• WHAT YOU HAVE TO DO
Go through the listing and copy each line with the string "this".

• AVAILABLE DATA
------------------------------
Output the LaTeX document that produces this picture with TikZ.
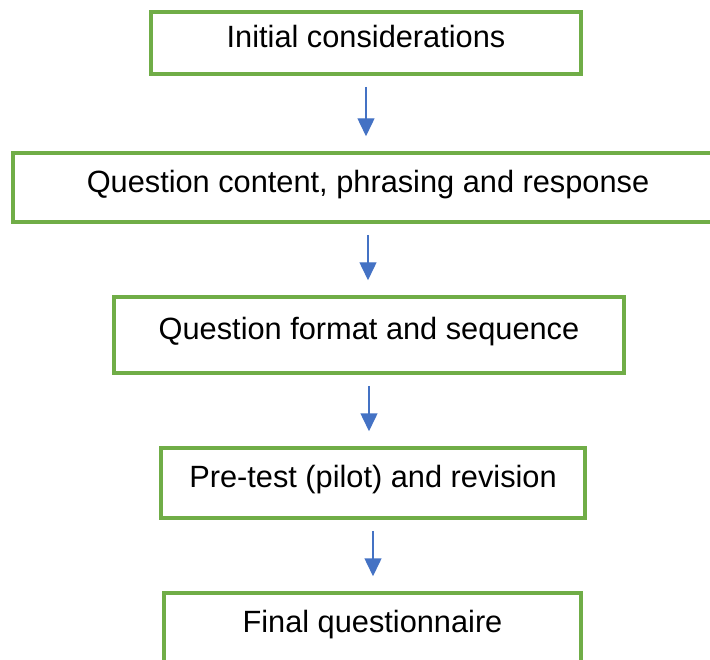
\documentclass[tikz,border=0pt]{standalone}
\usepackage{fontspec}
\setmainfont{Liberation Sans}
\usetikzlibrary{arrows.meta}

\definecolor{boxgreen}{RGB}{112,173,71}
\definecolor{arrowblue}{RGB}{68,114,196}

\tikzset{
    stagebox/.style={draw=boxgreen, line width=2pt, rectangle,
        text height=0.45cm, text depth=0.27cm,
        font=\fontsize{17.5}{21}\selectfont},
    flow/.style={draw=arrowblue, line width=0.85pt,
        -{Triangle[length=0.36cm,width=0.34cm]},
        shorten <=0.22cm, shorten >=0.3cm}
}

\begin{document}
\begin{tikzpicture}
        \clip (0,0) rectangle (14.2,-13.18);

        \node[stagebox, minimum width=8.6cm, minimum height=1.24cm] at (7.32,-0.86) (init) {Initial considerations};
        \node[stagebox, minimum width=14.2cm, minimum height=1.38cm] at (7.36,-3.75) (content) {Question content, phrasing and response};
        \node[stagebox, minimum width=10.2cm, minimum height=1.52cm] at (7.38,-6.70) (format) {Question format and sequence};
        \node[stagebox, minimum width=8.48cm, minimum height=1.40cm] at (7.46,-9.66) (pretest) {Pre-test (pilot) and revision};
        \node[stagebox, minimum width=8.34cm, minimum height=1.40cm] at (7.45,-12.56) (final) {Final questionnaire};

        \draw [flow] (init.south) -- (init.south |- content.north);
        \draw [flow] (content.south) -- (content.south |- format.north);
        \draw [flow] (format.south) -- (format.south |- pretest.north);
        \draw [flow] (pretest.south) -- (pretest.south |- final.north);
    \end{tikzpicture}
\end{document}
------------------------------
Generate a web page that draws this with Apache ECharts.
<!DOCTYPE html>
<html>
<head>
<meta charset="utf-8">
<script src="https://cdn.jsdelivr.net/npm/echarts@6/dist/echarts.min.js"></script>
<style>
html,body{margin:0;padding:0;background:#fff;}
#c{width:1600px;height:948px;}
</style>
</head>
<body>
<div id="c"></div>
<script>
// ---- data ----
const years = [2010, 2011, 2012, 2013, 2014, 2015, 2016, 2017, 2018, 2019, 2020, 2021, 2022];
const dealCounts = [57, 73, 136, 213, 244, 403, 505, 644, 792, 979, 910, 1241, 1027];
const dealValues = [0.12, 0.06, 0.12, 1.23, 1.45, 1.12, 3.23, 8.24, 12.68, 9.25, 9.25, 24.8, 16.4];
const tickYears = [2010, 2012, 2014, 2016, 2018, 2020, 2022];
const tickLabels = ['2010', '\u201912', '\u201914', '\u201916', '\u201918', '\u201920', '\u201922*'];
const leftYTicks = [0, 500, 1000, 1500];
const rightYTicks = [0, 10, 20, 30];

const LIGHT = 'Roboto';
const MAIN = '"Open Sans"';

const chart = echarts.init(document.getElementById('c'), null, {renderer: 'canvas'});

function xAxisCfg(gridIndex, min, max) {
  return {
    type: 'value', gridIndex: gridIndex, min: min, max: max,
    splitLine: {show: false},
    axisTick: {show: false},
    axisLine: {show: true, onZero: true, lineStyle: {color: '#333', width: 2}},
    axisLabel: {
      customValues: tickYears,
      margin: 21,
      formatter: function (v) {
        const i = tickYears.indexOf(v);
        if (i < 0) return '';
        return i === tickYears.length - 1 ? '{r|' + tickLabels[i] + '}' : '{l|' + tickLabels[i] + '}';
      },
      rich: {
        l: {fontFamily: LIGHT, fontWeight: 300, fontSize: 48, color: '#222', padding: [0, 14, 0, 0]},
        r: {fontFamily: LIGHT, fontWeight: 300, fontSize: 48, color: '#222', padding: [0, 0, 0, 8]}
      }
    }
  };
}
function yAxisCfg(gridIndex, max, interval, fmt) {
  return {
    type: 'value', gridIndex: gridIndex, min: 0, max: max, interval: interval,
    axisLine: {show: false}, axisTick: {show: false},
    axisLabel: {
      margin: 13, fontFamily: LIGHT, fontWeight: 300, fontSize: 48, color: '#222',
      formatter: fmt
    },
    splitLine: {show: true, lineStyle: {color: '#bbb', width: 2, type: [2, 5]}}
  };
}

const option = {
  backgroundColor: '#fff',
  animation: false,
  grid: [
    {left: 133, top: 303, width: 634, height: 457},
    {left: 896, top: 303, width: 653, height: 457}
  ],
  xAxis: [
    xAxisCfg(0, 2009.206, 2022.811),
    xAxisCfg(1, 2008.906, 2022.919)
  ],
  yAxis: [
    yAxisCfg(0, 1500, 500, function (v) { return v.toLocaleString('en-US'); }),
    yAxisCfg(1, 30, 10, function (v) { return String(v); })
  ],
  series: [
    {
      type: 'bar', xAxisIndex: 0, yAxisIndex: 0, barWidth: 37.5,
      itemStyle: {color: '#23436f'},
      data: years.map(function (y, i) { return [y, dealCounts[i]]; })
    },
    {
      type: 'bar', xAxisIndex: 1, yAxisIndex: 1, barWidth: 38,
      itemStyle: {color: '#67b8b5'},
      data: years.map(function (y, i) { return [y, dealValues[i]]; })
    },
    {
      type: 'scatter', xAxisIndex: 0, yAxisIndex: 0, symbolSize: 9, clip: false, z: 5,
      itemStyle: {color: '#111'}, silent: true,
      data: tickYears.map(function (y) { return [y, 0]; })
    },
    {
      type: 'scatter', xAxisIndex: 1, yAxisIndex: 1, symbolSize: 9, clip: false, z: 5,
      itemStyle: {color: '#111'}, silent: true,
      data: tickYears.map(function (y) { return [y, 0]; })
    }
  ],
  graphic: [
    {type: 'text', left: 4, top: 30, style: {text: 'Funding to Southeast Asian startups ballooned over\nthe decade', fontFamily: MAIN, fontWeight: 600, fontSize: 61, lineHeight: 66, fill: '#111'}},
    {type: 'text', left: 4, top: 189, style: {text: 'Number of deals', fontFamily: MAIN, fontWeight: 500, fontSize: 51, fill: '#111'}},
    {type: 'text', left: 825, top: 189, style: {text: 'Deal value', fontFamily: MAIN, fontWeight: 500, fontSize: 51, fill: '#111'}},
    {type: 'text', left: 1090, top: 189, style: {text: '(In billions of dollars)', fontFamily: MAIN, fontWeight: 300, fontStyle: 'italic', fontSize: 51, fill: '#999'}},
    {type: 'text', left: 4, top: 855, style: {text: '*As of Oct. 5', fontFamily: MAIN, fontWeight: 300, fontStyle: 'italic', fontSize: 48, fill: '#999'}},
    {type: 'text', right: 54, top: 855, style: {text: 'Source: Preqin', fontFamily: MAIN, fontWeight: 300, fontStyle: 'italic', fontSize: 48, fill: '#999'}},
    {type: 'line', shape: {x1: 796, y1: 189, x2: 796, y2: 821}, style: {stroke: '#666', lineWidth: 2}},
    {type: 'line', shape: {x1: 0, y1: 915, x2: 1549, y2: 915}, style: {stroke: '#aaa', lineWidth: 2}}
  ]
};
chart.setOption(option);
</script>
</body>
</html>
------------------------------
• FINISHED EXERCISE
Output the LaTeX document that produces this picture with TikZ.
Generate a web page that draws this with Apache ECharts.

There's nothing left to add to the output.